Pfizer’s existing RSV portfolio includes a RSV candidate vaccine, PF-06928316 or RSVpreF, which received breakthrough therapy designation from the US Food and Drug Administration (FDA) last month for the prevention of RSV in individuals 60 years of age and older.
ReViral’s pipeline of therapeutic RSV antiviral candidates include sisunatovir, which is an orally administered inhibitor of the RSV fusion protein to block the virus from attaching to host cells. Sisunatovir received fast-track designation in the US from the FDA.
In a Phase II RSV human challenge study in healthy adults, sisunatovir significantly reduced viral load. The RSV antiviral is currently being evaluated in hospitalized infants in the company’s Phase II REVIRAL1 clinical development study.
ReViral expects the development program for sisunatovir to continue in both adult and pediatric populations. Another one of the company’s antivirals is focused on inhibiting RSV replication by targeting the virus’s nucleocapsid (N) protein. The lead RSV antiviral candidate in that program is currently being trialed in a Phase I study.
Meanwhile, Pfizer’s candidate RSV vaccine is in Phase III trials and last year, the company released the first results from a Phase IIa challenge study evaluating the vaccine in healthy adults aged 18 to 50 years old. Data from the study showed that the shot had a 100 percent efficacy against mild to moderate symptomatic RSV infection with no serious adverse events observed.
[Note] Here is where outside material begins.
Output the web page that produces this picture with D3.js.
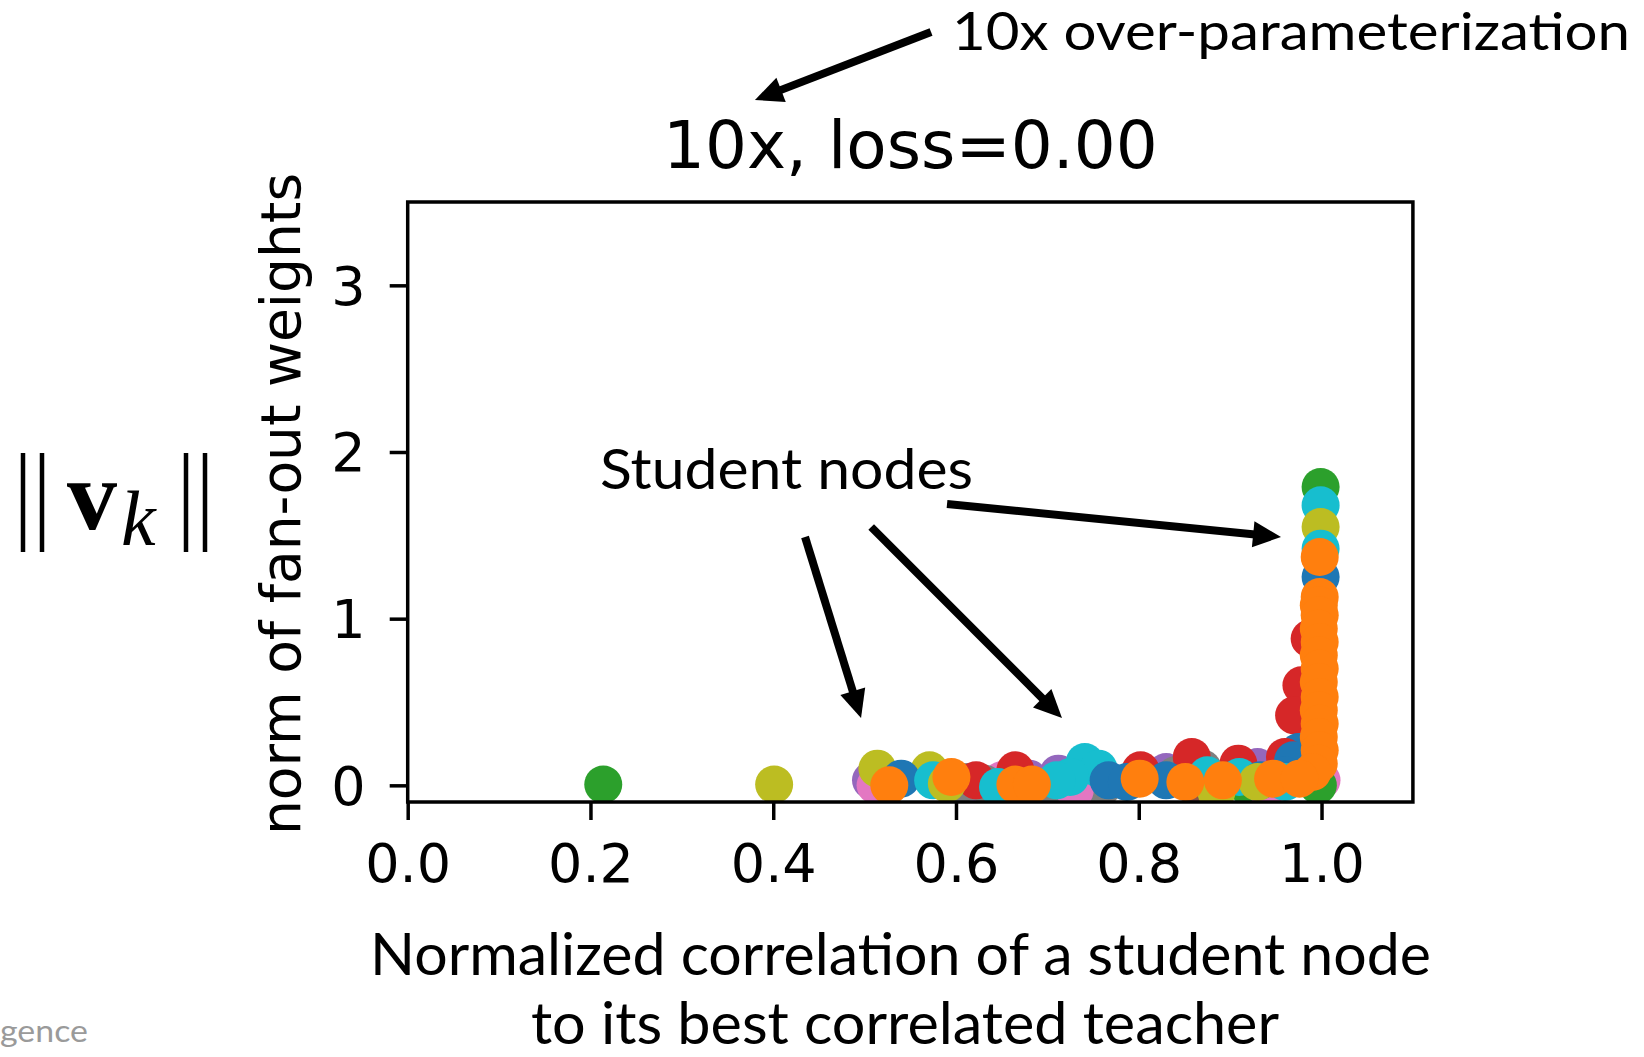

Pfizer’s expansion of its RSV portfolio will serve as a boost to its already behemoth position in the infectious diseases space through its blockbuster COVID-19 program.
Under the terms of the agreement, Pfizer’s $525 million acquisition of ReViral will include upfront and development milestones. Pfizer believes the annual revenue for these programs has the potential to reach or exceed $1.5 billion, if successful. The proposed transaction is subject to customary closing conditions, including receipt of regulatory approvals.